Matching weight to a pattern
When a pattern names a yarn weight, match the gauge band, not the name. "Worsted," "aran," and "afghan" all sit in band 4, but yarns sold under those names can still differ slightly in drape and put-up depending on the brand. If you're substituting one yarn for another, knit a gauge swatch in both and compare stitch counts before you start the actual piece. The number on the label is a starting point, not a guarantee.
Some yarn is also sold by ply count instead of a weight name, mostly in the UK, Australia, and New Zealand. Ply doesn't appear on the Craft Yarn Council's own chart, since it's a regional convention rather than a US manufacturing standard, but the common mappings are 2-ply and 3-ply to lace or super fine, 4-ply to fine, 8-ply to medium, and 10-ply to bulky. Treat these as approximate, and check gauge if the pattern gives one.
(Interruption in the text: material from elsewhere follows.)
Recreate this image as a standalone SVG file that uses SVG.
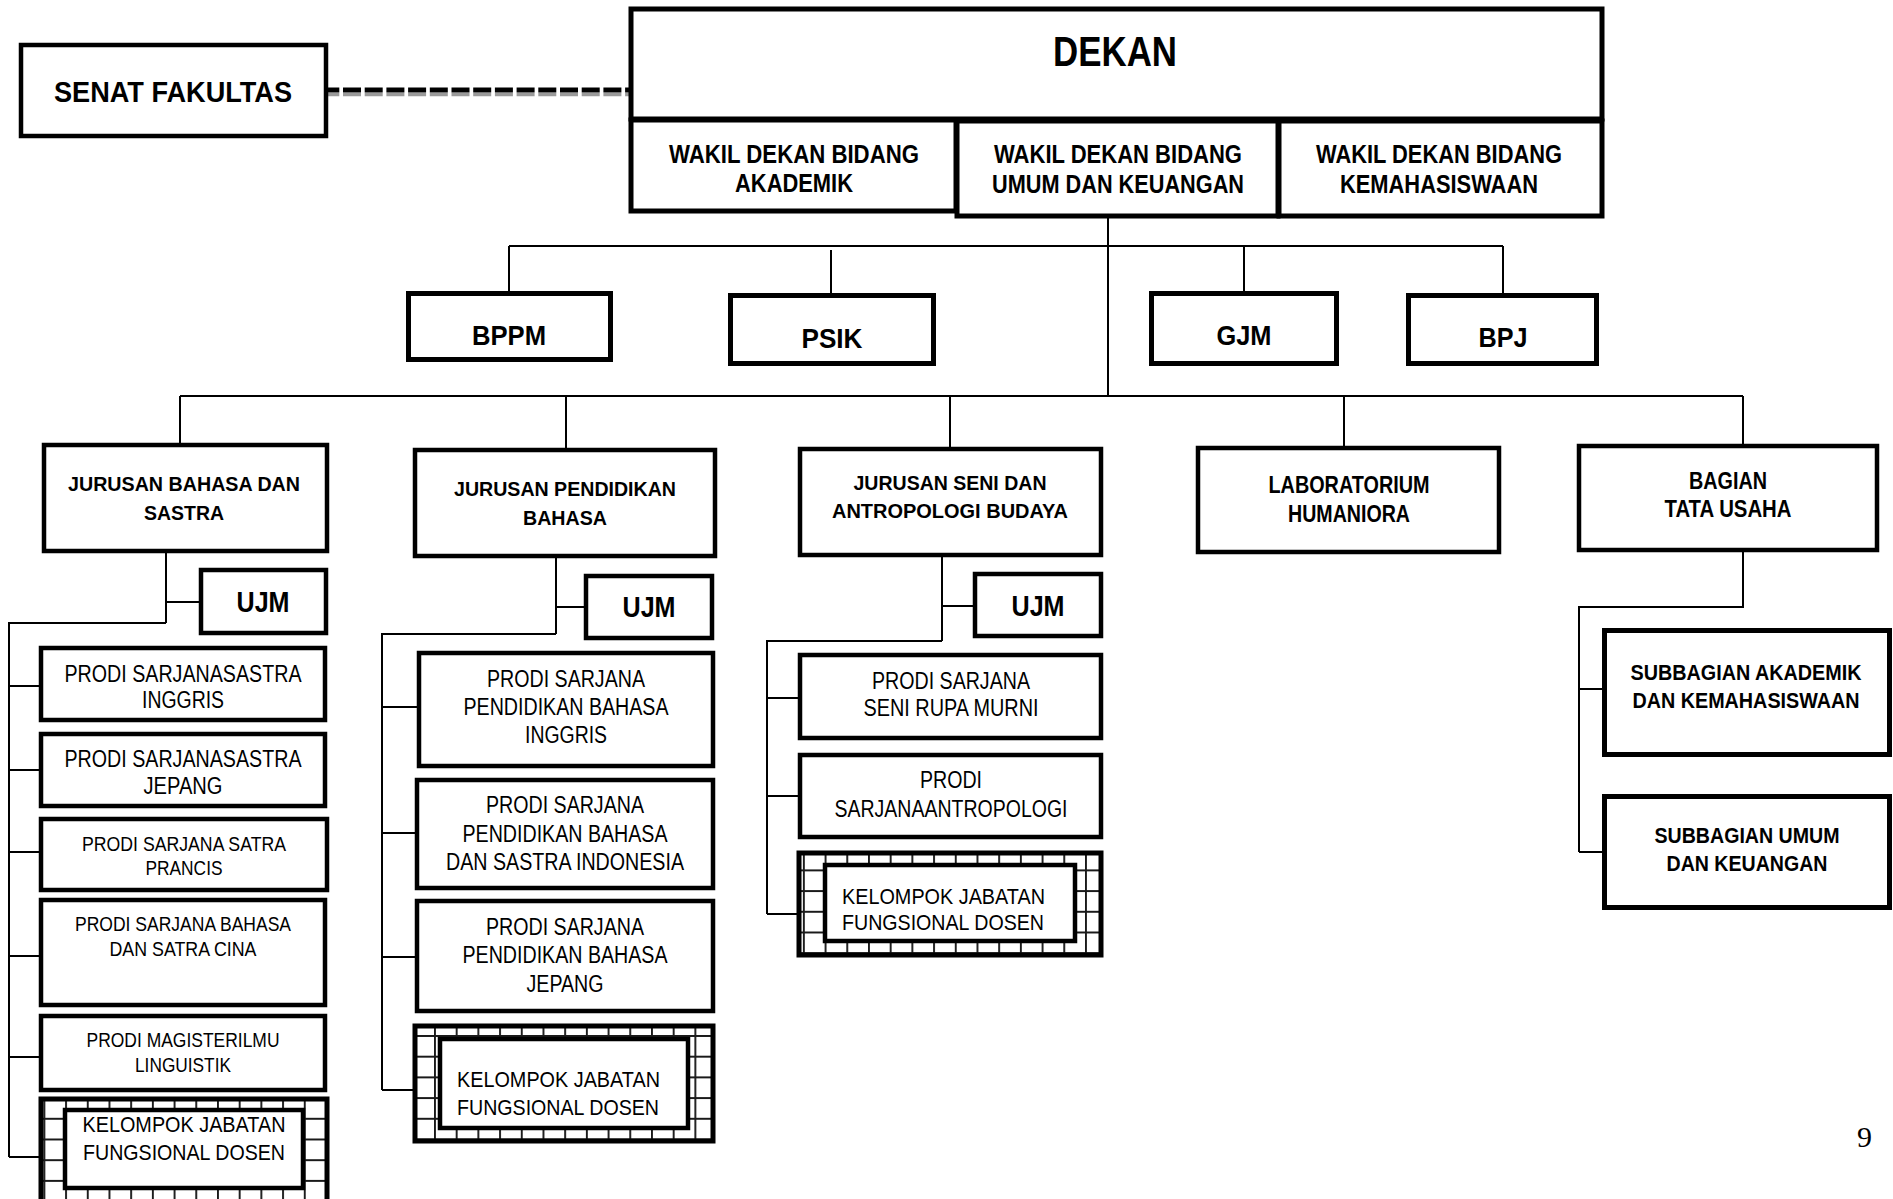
<svg xmlns="http://www.w3.org/2000/svg" width="1893" height="1199" viewBox="0 0 1893 1199">
<style>
.box{fill:#fff;stroke:#000;stroke-width:4.5}
.bx5{fill:#fff;stroke:#000;stroke-width:5}
.grid{fill:url(#grid);stroke:#000;stroke-width:5}
.ln{fill:none;stroke:#000;stroke-width:2}
text{font-family:"Liberation Sans",Arial,sans-serif;fill:#000}
.b{font-weight:bold;text-anchor:middle}
.r{font-weight:normal;text-anchor:middle}
.s{font-weight:normal;text-anchor:start}
</style>
<defs>
<pattern id="grid" patternUnits="userSpaceOnUse" width="21.7" height="20.7">
<rect width="21.7" height="20.7" fill="#fff"/>
<path d="M0 0.9H21.7M0.9 0V20.7" stroke="#1a1a1a" stroke-width="2"/>
</pattern>
</defs>
<rect width="1893" height="1199" fill="#fff"/>

<g id="connectors">
<line x1="328" y1="94.5" x2="629" y2="94.5" stroke="#9a9a9a" stroke-width="3.5" stroke-dasharray="18 3.7" stroke-dashoffset="-15"/>
<line x1="328" y1="90" x2="629" y2="90" stroke="#000" stroke-width="5" stroke-dasharray="18 3.7" stroke-dashoffset="-15"/>
<path class="ln" d="M1108 218V396M509 246H1503M509 246V293M831 250V295M1244 246V293M1503 246V295"/>
<path class="ln" d="M180 396H1743M180 396V443M566 396V448M950 396V447M1344 396V446M1743 396V463"/>
<path class="ln" d="M166 553V623M166 602H199M166 623H9V1157M9 686H39M9 770H39M9 852H39M9 956H39M9 1057H39M9 1157H39"/>
<path class="ln" d="M556 558V634M556 607H584M556 634H382V1090M382 707H417M382 833H415M382 957H415M382 1090H413"/>
<path class="ln" d="M942 550V641M942 606H973M942 641H767V914M767 698H798M767 796H798M767 914H797"/>
<path class="ln" d="M1743 552V607H1579V852M1579 689H1602M1579 852H1602"/>
</g>

<g id="senat"><rect class="box" x="21" y="45" width="305" height="91"/>
<text class="b" x="173" y="102" font-size="30" textLength="238" lengthAdjust="spacingAndGlyphs">SENAT FAKULTAS</text></g>

<g id="dekan"><rect class="bx5" x="631" y="9" width="971" height="110"/>
<text class="b" x="1115" y="66" font-size="42" textLength="124" lengthAdjust="spacingAndGlyphs">DEKAN</text></g>

<g id="wd1"><rect class="bx5" x="631" y="120" width="325" height="91"/>
<text class="b" x="794" y="163" font-size="25" textLength="250" lengthAdjust="spacingAndGlyphs">WAKIL DEKAN BIDANG</text>
<text class="b" x="794" y="192" font-size="25" textLength="118" lengthAdjust="spacingAndGlyphs">AKADEMIK</text></g>
<g id="wd2"><rect class="bx5" x="957" y="121" width="321" height="95"/>
<text class="b" x="1118" y="163" font-size="25" textLength="248" lengthAdjust="spacingAndGlyphs">WAKIL DEKAN BIDANG</text>
<text class="b" x="1118" y="193" font-size="25" textLength="252" lengthAdjust="spacingAndGlyphs">UMUM DAN KEUANGAN</text></g>
<g id="wd3"><rect class="bx5" x="1279" y="121" width="323" height="95"/>
<text class="b" x="1439" y="163" font-size="25" textLength="246" lengthAdjust="spacingAndGlyphs">WAKIL DEKAN BIDANG</text>
<text class="b" x="1439" y="193" font-size="25" textLength="198" lengthAdjust="spacingAndGlyphs">KEMAHASISWAAN</text></g>

<g id="bppm"><rect class="bx5" x="408.5" y="293.5" width="202" height="66"/>
<text class="b" x="509" y="345" font-size="28" textLength="74" lengthAdjust="spacingAndGlyphs">BPPM</text></g>
<g id="psik"><rect class="bx5" x="730.5" y="295.5" width="203" height="68"/>
<text class="b" x="832" y="348" font-size="28" textLength="61" lengthAdjust="spacingAndGlyphs">PSIK</text></g>
<g id="gjm"><rect class="bx5" x="1151.5" y="293.5" width="185" height="70"/>
<text class="b" x="1244" y="345" font-size="28" textLength="55" lengthAdjust="spacingAndGlyphs">GJM</text></g>
<g id="bpj"><rect class="bx5" x="1408.5" y="295.5" width="188" height="68"/>
<text class="b" x="1503" y="347" font-size="28" textLength="49" lengthAdjust="spacingAndGlyphs">BPJ</text></g>

<g id="jurusan1"><rect class="box" x="44" y="445" width="283" height="106"/>
<text class="b" x="184" y="491" font-size="21" textLength="232" lengthAdjust="spacingAndGlyphs">JURUSAN BAHASA DAN</text>
<text class="b" x="184" y="520" font-size="21" textLength="80" lengthAdjust="spacingAndGlyphs">SASTRA</text></g>
<g id="ujm1"><rect class="box" x="201" y="570" width="125" height="63"/>
<text class="b" x="263" y="612" font-size="30" textLength="53" lengthAdjust="spacingAndGlyphs">UJM</text></g>
<g id="prodi-inggris"><rect class="box" x="41" y="648" width="284" height="72"/>
<text class="r" x="183" y="682" font-size="23" textLength="237" lengthAdjust="spacingAndGlyphs">PRODI SARJANASASTRA</text>
<text class="r" x="183" y="708" font-size="23" textLength="82" lengthAdjust="spacingAndGlyphs">INGGRIS</text></g>
<g id="prodi-jepang"><rect class="box" x="41" y="734" width="284" height="72"/>
<text class="r" x="183" y="767" font-size="23" textLength="237" lengthAdjust="spacingAndGlyphs">PRODI SARJANASASTRA</text>
<text class="r" x="183" y="794" font-size="23" textLength="79" lengthAdjust="spacingAndGlyphs">JEPANG</text></g>
<g id="prodi-prancis"><rect class="box" x="41" y="819" width="286" height="71"/>
<text class="r" x="184" y="851" font-size="21" textLength="204" lengthAdjust="spacingAndGlyphs">PRODI SARJANA SATRA</text>
<text class="r" x="184" y="875" font-size="21" textLength="77" lengthAdjust="spacingAndGlyphs">PRANCIS</text></g>
<g id="prodi-cina"><rect class="box" x="41" y="900" width="284" height="105"/>
<text class="r" x="183" y="931" font-size="21" textLength="216" lengthAdjust="spacingAndGlyphs">PRODI SARJANA BAHASA</text>
<text class="r" x="183" y="956" font-size="21" textLength="147" lengthAdjust="spacingAndGlyphs">DAN SATRA CINA</text></g>
<g id="prodi-linguistik"><rect class="box" x="41" y="1016" width="284" height="74"/>
<text class="r" x="183" y="1047" font-size="21" textLength="193" lengthAdjust="spacingAndGlyphs">PRODI MAGISTERILMU</text>
<text class="r" x="183" y="1072" font-size="21" textLength="96" lengthAdjust="spacingAndGlyphs">LINGUISTIK</text></g>
<g id="kjf1"><rect class="grid" x="41" y="1099" width="286" height="111"/>
<rect class="box" x="65" y="1110" width="238" height="78"/>
<text class="r" x="184" y="1132" font-size="22" textLength="203" lengthAdjust="spacingAndGlyphs">KELOMPOK JABATAN</text>
<text class="r" x="184" y="1160" font-size="22" textLength="202" lengthAdjust="spacingAndGlyphs">FUNGSIONAL DOSEN</text></g>

<g id="jurusan2"><rect class="box" x="415" y="450" width="300" height="106"/>
<text class="b" x="565" y="496" font-size="21" textLength="222" lengthAdjust="spacingAndGlyphs">JURUSAN PENDIDIKAN</text>
<text class="b" x="565" y="525" font-size="21" textLength="84" lengthAdjust="spacingAndGlyphs">BAHASA</text></g>
<g id="ujm2"><rect class="box" x="586" y="576" width="126" height="62"/>
<text class="b" x="649" y="617" font-size="30" textLength="53" lengthAdjust="spacingAndGlyphs">UJM</text></g>
<g id="prodi-pbi"><rect class="box" x="419" y="653" width="294" height="113"/>
<text class="r" x="566" y="687" font-size="23" textLength="158" lengthAdjust="spacingAndGlyphs">PRODI SARJANA</text>
<text class="r" x="566" y="715" font-size="23" textLength="205" lengthAdjust="spacingAndGlyphs">PENDIDIKAN BAHASA</text>
<text class="r" x="566" y="743" font-size="23" textLength="82" lengthAdjust="spacingAndGlyphs">INGGRIS</text></g>
<g id="prodi-pbsi"><rect class="box" x="417" y="780" width="296" height="108"/>
<text class="r" x="565" y="813" font-size="23" textLength="158" lengthAdjust="spacingAndGlyphs">PRODI SARJANA</text>
<text class="r" x="565" y="842" font-size="23" textLength="205" lengthAdjust="spacingAndGlyphs">PENDIDIKAN BAHASA</text>
<text class="r" x="565" y="870" font-size="23" textLength="238" lengthAdjust="spacingAndGlyphs">DAN SASTRA INDONESIA</text></g>
<g id="prodi-pbj"><rect class="box" x="417" y="901" width="296" height="110"/>
<text class="r" x="565" y="935" font-size="23" textLength="158" lengthAdjust="spacingAndGlyphs">PRODI SARJANA</text>
<text class="r" x="565" y="963" font-size="23" textLength="205" lengthAdjust="spacingAndGlyphs">PENDIDIKAN BAHASA</text>
<text class="r" x="565" y="992" font-size="23" textLength="77" lengthAdjust="spacingAndGlyphs">JEPANG</text></g>
<g id="kjf2"><rect class="grid" x="415" y="1026" width="298" height="115"/>
<rect class="box" x="440" y="1039" width="248" height="89"/>
<text class="s" x="457" y="1087" font-size="22" textLength="203" lengthAdjust="spacingAndGlyphs">KELOMPOK JABATAN</text>
<text class="s" x="457" y="1115" font-size="22" textLength="202" lengthAdjust="spacingAndGlyphs">FUNGSIONAL DOSEN</text></g>

<g id="jurusan3"><rect class="box" x="800" y="449" width="301" height="106"/>
<text class="b" x="950" y="490" font-size="21" textLength="193" lengthAdjust="spacingAndGlyphs">JURUSAN SENI DAN</text>
<text class="b" x="950" y="518" font-size="21" textLength="236" lengthAdjust="spacingAndGlyphs">ANTROPOLOGI BUDAYA</text></g>
<g id="ujm3"><rect class="box" x="975" y="574" width="126" height="62"/>
<text class="b" x="1038" y="616" font-size="30" textLength="53" lengthAdjust="spacingAndGlyphs">UJM</text></g>
<g id="prodi-senirupa"><rect class="box" x="800" y="655" width="301" height="83"/>
<text class="r" x="951" y="689" font-size="23" textLength="158" lengthAdjust="spacingAndGlyphs">PRODI SARJANA</text>
<text class="r" x="951" y="716" font-size="23" textLength="175" lengthAdjust="spacingAndGlyphs">SENI RUPA MURNI</text></g>
<g id="prodi-antropologi"><rect class="box" x="800" y="755" width="301" height="82"/>
<text class="r" x="951" y="788" font-size="23" textLength="62" lengthAdjust="spacingAndGlyphs">PRODI</text>
<text class="r" x="951" y="817" font-size="23" textLength="233" lengthAdjust="spacingAndGlyphs">SARJANAANTROPOLOGI</text></g>
<g id="kjf3"><rect class="grid" x="799" y="853" width="302" height="102"/>
<rect class="box" x="825" y="865" width="250" height="76"/>
<text class="s" x="842" y="904" font-size="22" textLength="203" lengthAdjust="spacingAndGlyphs">KELOMPOK JABATAN</text>
<text class="s" x="842" y="930" font-size="22" textLength="202" lengthAdjust="spacingAndGlyphs">FUNGSIONAL DOSEN</text></g>

<g id="laboratorium"><rect class="box" x="1198" y="448" width="301" height="104"/>
<text class="b" x="1349" y="493" font-size="23" textLength="161" lengthAdjust="spacingAndGlyphs">LABORATORIUM</text>
<text class="b" x="1349" y="522" font-size="23" textLength="122" lengthAdjust="spacingAndGlyphs">HUMANIORA</text></g>
<g id="bagian-tu"><rect class="box" x="1579" y="446" width="298" height="104"/>
<text class="b" x="1728" y="489" font-size="23" textLength="78" lengthAdjust="spacingAndGlyphs">BAGIAN</text>
<text class="b" x="1728" y="517" font-size="23" textLength="127" lengthAdjust="spacingAndGlyphs">TATA USAHA</text></g>
<g id="sub-akademik"><rect class="bx5" x="1604.5" y="630.5" width="285" height="124"/>
<text class="b" x="1746" y="680" font-size="22.5" textLength="231" lengthAdjust="spacingAndGlyphs">SUBBAGIAN AKADEMIK</text>
<text class="b" x="1746" y="708" font-size="22.5" textLength="227" lengthAdjust="spacingAndGlyphs">DAN KEMAHASISWAAN</text></g>
<g id="sub-umum"><rect class="bx5" x="1604.5" y="796.5" width="285" height="111"/>
<text class="b" x="1747" y="843" font-size="22.5" textLength="185" lengthAdjust="spacingAndGlyphs">SUBBAGIAN UMUM</text>
<text class="b" x="1747" y="871" font-size="22.5" textLength="161" lengthAdjust="spacingAndGlyphs">DAN KEUANGAN</text></g>

<text x="1857" y="1147" style="font-family:'Liberation Serif',serif" font-size="30">9</text>
</svg>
Is DK the same as light worsted?
They sit in the same band, number 3, with a gauge of 21-24 sts/4". DK is the UK term and light worsted is the US term for the same weight class, but individual yarns sold under either name can still vary slightly by brand.
What yarn weight is aran?
Aran falls in band 4, Medium, alongside worsted and afghan yarn, with a gauge of 16-20 sts/4". The Craft Yarn Council doesn't give aran its own number. In practice it tends to sit at the firmer end of that band.
Does yarn weight tell you the fiber content?
No. Weight describes thickness and gauge only. A wool, an acrylic, and a cotton yarn can all carry the same weight number and behave completely differently in the finished fabric, the same way GSM in woven fabric says nothing about fiber.
How do I find the weight of an unlabeled yarn?
Wrap it around a ruler to get a wraps-per-inch count, then compare that count to the WPI chart above to find the closest band. Confirm with a gauge swatch before starting a project, since WPI narrows down a range rather than pinning an exact number.